#### BRIEF:
Set the listing down again exactly, please, apart from its pictures.
# START OF SUPPLIED DATA
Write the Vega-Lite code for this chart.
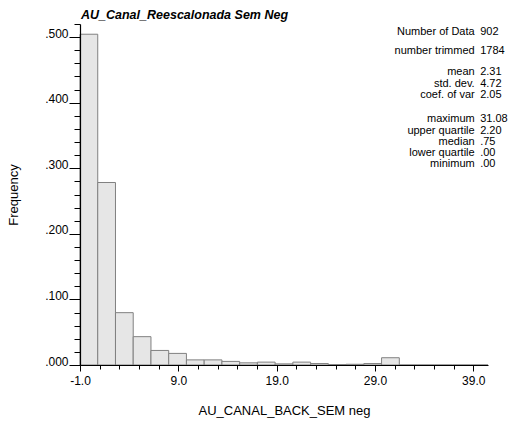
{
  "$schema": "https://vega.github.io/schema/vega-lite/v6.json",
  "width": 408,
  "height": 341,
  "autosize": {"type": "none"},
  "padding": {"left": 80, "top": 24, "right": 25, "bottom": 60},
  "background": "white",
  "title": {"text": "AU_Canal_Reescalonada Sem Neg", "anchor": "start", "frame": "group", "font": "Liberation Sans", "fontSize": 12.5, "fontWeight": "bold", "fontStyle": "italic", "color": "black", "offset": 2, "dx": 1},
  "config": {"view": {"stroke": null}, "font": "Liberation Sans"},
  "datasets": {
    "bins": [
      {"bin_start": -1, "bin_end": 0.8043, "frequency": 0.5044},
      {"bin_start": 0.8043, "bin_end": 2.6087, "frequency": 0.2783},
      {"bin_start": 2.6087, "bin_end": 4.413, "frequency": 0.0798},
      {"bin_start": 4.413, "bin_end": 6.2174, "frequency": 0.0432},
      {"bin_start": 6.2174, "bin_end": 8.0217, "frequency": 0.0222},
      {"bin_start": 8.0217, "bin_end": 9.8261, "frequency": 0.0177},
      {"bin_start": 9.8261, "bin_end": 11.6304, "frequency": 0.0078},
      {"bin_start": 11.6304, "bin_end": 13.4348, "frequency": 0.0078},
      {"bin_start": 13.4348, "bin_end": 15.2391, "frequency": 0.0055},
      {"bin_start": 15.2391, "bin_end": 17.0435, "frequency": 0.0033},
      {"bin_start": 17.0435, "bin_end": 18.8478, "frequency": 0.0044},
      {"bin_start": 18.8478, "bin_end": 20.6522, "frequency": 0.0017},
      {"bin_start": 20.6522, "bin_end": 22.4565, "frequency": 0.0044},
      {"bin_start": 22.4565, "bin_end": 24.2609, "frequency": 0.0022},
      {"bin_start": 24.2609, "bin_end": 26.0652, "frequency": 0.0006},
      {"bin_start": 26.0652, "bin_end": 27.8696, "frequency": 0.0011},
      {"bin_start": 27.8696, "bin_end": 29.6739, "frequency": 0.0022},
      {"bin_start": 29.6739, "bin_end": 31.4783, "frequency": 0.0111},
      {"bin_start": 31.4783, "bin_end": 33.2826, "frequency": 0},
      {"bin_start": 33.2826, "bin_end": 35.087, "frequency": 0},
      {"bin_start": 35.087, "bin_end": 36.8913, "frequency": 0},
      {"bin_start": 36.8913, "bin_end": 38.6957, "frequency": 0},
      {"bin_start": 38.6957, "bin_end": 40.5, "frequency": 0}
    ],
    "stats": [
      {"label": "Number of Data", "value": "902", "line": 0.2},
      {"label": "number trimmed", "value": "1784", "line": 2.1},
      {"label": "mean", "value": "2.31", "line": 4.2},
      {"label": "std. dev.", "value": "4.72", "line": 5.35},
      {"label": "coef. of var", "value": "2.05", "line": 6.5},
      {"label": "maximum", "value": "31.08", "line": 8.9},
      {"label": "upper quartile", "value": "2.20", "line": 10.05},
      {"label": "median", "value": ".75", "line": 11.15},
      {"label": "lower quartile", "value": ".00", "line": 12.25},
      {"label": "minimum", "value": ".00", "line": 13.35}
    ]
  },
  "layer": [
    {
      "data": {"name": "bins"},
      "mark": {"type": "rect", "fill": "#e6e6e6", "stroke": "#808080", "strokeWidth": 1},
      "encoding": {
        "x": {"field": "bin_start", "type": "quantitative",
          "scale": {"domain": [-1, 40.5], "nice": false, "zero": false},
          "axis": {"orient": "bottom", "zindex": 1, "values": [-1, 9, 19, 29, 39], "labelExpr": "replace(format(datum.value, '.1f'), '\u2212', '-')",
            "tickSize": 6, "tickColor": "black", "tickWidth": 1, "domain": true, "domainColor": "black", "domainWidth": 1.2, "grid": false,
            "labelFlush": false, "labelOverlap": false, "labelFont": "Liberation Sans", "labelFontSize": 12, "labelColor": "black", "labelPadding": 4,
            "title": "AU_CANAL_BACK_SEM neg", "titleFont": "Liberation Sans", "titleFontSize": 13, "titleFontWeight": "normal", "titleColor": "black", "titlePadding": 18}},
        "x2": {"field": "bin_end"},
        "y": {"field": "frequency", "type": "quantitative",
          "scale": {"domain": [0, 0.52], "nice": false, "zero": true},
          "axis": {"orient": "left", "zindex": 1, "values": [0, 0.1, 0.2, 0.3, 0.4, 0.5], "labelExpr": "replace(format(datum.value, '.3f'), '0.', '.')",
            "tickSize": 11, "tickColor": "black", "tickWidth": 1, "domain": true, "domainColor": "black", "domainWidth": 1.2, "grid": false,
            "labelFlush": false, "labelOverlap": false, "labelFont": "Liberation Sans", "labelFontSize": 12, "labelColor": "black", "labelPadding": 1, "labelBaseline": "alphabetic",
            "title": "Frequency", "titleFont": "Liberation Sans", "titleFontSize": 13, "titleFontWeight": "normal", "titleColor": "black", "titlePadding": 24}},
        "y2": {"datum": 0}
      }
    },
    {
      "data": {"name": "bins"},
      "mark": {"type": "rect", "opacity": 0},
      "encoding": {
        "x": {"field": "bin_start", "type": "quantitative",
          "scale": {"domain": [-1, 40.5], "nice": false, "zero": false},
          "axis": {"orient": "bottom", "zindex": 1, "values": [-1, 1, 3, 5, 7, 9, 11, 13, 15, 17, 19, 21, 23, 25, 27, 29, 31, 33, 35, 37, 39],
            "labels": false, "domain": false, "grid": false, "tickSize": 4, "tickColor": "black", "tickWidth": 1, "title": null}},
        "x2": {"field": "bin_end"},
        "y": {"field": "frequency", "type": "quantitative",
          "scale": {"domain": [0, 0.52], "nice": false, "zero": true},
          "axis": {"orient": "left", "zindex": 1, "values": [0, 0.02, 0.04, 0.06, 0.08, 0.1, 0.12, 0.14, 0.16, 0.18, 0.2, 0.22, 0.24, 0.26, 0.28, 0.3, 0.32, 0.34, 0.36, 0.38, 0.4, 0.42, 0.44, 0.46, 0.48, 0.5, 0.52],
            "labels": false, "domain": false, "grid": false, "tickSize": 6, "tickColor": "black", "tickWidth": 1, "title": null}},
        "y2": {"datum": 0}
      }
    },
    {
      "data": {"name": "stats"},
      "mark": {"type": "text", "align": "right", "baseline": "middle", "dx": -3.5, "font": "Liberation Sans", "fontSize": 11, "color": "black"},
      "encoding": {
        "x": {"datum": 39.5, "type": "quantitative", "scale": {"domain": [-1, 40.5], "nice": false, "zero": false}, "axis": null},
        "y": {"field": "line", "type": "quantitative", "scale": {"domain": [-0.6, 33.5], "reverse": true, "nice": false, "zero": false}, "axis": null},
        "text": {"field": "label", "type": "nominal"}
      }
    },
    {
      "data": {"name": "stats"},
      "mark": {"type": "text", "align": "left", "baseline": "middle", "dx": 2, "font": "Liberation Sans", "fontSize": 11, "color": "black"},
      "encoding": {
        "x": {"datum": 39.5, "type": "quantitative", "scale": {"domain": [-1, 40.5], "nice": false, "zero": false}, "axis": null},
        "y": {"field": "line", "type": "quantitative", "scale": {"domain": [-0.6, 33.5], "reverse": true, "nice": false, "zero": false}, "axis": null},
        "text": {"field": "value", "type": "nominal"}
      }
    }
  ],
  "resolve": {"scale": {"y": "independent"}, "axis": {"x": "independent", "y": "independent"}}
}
# END OF SUPPLIED DATA
#### FINISHED EXERCISE:
Write the Vega-Lite code for this chart.
{
  "$schema": "https://vega.github.io/schema/vega-lite/v6.json",
  "width": 408,
  "height": 341,
  "autosize": {"type": "none"},
  "padding": {"left": 80, "top": 24, "right": 25, "bottom": 60},
  "background": "white",
  "title": {"text": "AU_Canal_Reescalonada Sem Neg", "anchor": "start", "frame": "group", "font": "Liberation Sans", "fontSize": 12.5, "fontWeight": "bold", "fontStyle": "italic", "color": "black", "offset": 2, "dx": 1},
  "config": {"view": {"stroke": null}, "font": "Liberation Sans"},
  "datasets": {
    "bins": [
      {"bin_start": -1, "bin_end": 0.8043, "frequency": 0.5044},
      {"bin_start": 0.8043, "bin_end": 2.6087, "frequency": 0.2783},
      {"bin_start": 2.6087, "bin_end": 4.413, "frequency": 0.0798},
      {"bin_start": 4.413, "bin_end": 6.2174, "frequency": 0.0432},
      {"bin_start": 6.2174, "bin_end": 8.0217, "frequency": 0.0222},
      {"bin_start": 8.0217, "bin_end": 9.8261, "frequency": 0.0177},
      {"bin_start": 9.8261, "bin_end": 11.6304, "frequency": 0.0078},
      {"bin_start": 11.6304, "bin_end": 13.4348, "frequency": 0.0078},
      {"bin_start": 13.4348, "bin_end": 15.2391, "frequency": 0.0055},
      {"bin_start": 15.2391, "bin_end": 17.0435, "frequency": 0.0033},
      {"bin_start": 17.0435, "bin_end": 18.8478, "frequency": 0.0044},
      {"bin_start": 18.8478, "bin_end": 20.6522, "frequency": 0.0017},
      {"bin_start": 20.6522, "bin_end": 22.4565, "frequency": 0.0044},
      {"bin_start": 22.4565, "bin_end": 24.2609, "frequency": 0.0022},
      {"bin_start": 24.2609, "bin_end": 26.0652, "frequency": 0.0006},
      {"bin_start": 26.0652, "bin_end": 27.8696, "frequency": 0.0011},
      {"bin_start": 27.8696, "bin_end": 29.6739, "frequency": 0.0022},
      {"bin_start": 29.6739, "bin_end": 31.4783, "frequency": 0.0111},
      {"bin_start": 31.4783, "bin_end": 33.2826, "frequency": 0},
      {"bin_start": 33.2826, "bin_end": 35.087, "frequency": 0},
      {"bin_start": 35.087, "bin_end": 36.8913, "frequency": 0},
      {"bin_start": 36.8913, "bin_end": 38.6957, "frequency": 0},
      {"bin_start": 38.6957, "bin_end": 40.5, "frequency": 0}
    ],
    "stats": [
      {"label": "Number of Data", "value": "902", "line": 0.2},
      {"label": "number trimmed", "value": "1784", "line": 2.1},
      {"label": "mean", "value": "2.31", "line": 4.2},
      {"label": "std. dev.", "value": "4.72", "line": 5.35},
      {"label": "coef. of var", "value": "2.05", "line": 6.5},
      {"label": "maximum", "value": "31.08", "line": 8.9},
      {"label": "upper quartile", "value": "2.20", "line": 10.05},
      {"label": "median", "value": ".75", "line": 11.15},
      {"label": "lower quartile", "value": ".00", "line": 12.25},
      {"label": "minimum", "value": ".00", "line": 13.35}
    ]
  },
  "layer": [
    {
      "data": {"name": "bins"},
      "mark": {"type": "rect", "fill": "#e6e6e6", "stroke": "#808080", "strokeWidth": 1},
      "encoding": {
        "x": {"field": "bin_start", "type": "quantitative",
          "scale": {"domain": [-1, 40.5], "nice": false, "zero": false},
          "axis": {"orient": "bottom", "zindex": 1, "values": [-1, 9, 19, 29, 39], "labelExpr": "replace(format(datum.value, '.1f'), '\u2212', '-')",
            "tickSize": 6, "tickColor": "black", "tickWidth": 1, "domain": true, "domainColor": "black", "domainWidth": 1.2, "grid": false,
            "labelFlush": false, "labelOverlap": false, "labelFont": "Liberation Sans", "labelFontSize": 12, "labelColor": "black", "labelPadding": 4,
            "title": "AU_CANAL_BACK_SEM neg", "titleFont": "Liberation Sans", "titleFontSize": 13, "titleFontWeight": "normal", "titleColor": "black", "titlePadding": 18}},
        "x2": {"field": "bin_end"},
        "y": {"field": "frequency", "type": "quantitative",
          "scale": {"domain": [0, 0.52], "nice": false, "zero": true},
          "axis": {"orient": "left", "zindex": 1, "values": [0, 0.1, 0.2, 0.3, 0.4, 0.5], "labelExpr": "replace(format(datum.value, '.3f'), '0.', '.')",
            "tickSize": 11, "tickColor": "black", "tickWidth": 1, "domain": true, "domainColor": "black", "domainWidth": 1.2, "grid": false,
            "labelFlush": false, "labelOverlap": false, "labelFont": "Liberation Sans", "labelFontSize": 12, "labelColor": "black", "labelPadding": 1, "labelBaseline": "alphabetic",
            "title": "Frequency", "titleFont": "Liberation Sans", "titleFontSize": 13, "titleFontWeight": "normal", "titleColor": "black", "titlePadding": 24}},
        "y2": {"datum": 0}
      }
    },
    {
      "data": {"name": "bins"},
      "mark": {"type": "rect", "opacity": 0},
      "encoding": {
        "x": {"field": "bin_start", "type": "quantitative",
          "scale": {"domain": [-1, 40.5], "nice": false, "zero": false},
          "axis": {"orient": "bottom", "zindex": 1, "values": [-1, 1, 3, 5, 7, 9, 11, 13, 15, 17, 19, 21, 23, 25, 27, 29, 31, 33, 35, 37, 39],
            "labels": false, "domain": false, "grid": false, "tickSize": 4, "tickColor": "black", "tickWidth": 1, "title": null}},
        "x2": {"field": "bin_end"},
        "y": {"field": "frequency", "type": "quantitative",
          "scale": {"domain": [0, 0.52], "nice": false, "zero": true},
          "axis": {"orient": "left", "zindex": 1, "values": [0, 0.02, 0.04, 0.06, 0.08, 0.1, 0.12, 0.14, 0.16, 0.18, 0.2, 0.22, 0.24, 0.26, 0.28, 0.3, 0.32, 0.34, 0.36, 0.38, 0.4, 0.42, 0.44, 0.46, 0.48, 0.5, 0.52],
            "labels": false, "domain": false, "grid": false, "tickSize": 6, "tickColor": "black", "tickWidth": 1, "title": null}},
        "y2": {"datum": 0}
      }
    },
    {
      "data": {"name": "stats"},
      "mark": {"type": "text", "align": "right", "baseline": "middle", "dx": -3.5, "font": "Liberation Sans", "fontSize": 11, "color": "black"},
      "encoding": {
        "x": {"datum": 39.5, "type": "quantitative", "scale": {"domain": [-1, 40.5], "nice": false, "zero": false}, "axis": null},
        "y": {"field": "line", "type": "quantitative", "scale": {"domain": [-0.6, 33.5], "reverse": true, "nice": false, "zero": false}, "axis": null},
        "text": {"field": "label", "type": "nominal"}
      }
    },
    {
      "data": {"name": "stats"},
      "mark": {"type": "text", "align": "left", "baseline": "middle", "dx": 2, "font": "Liberation Sans", "fontSize": 11, "color": "black"},
      "encoding": {
        "x": {"datum": 39.5, "type": "quantitative", "scale": {"domain": [-1, 40.5], "nice": false, "zero": false}, "axis": null},
        "y": {"field": "line", "type": "quantitative", "scale": {"domain": [-0.6, 33.5], "reverse": true, "nice": false, "zero": false}, "axis": null},
        "text": {"field": "value", "type": "nominal"}
      }
    }
  ],
  "resolve": {"scale": {"y": "independent"}, "axis": {"x": "independent", "y": "independent"}}
}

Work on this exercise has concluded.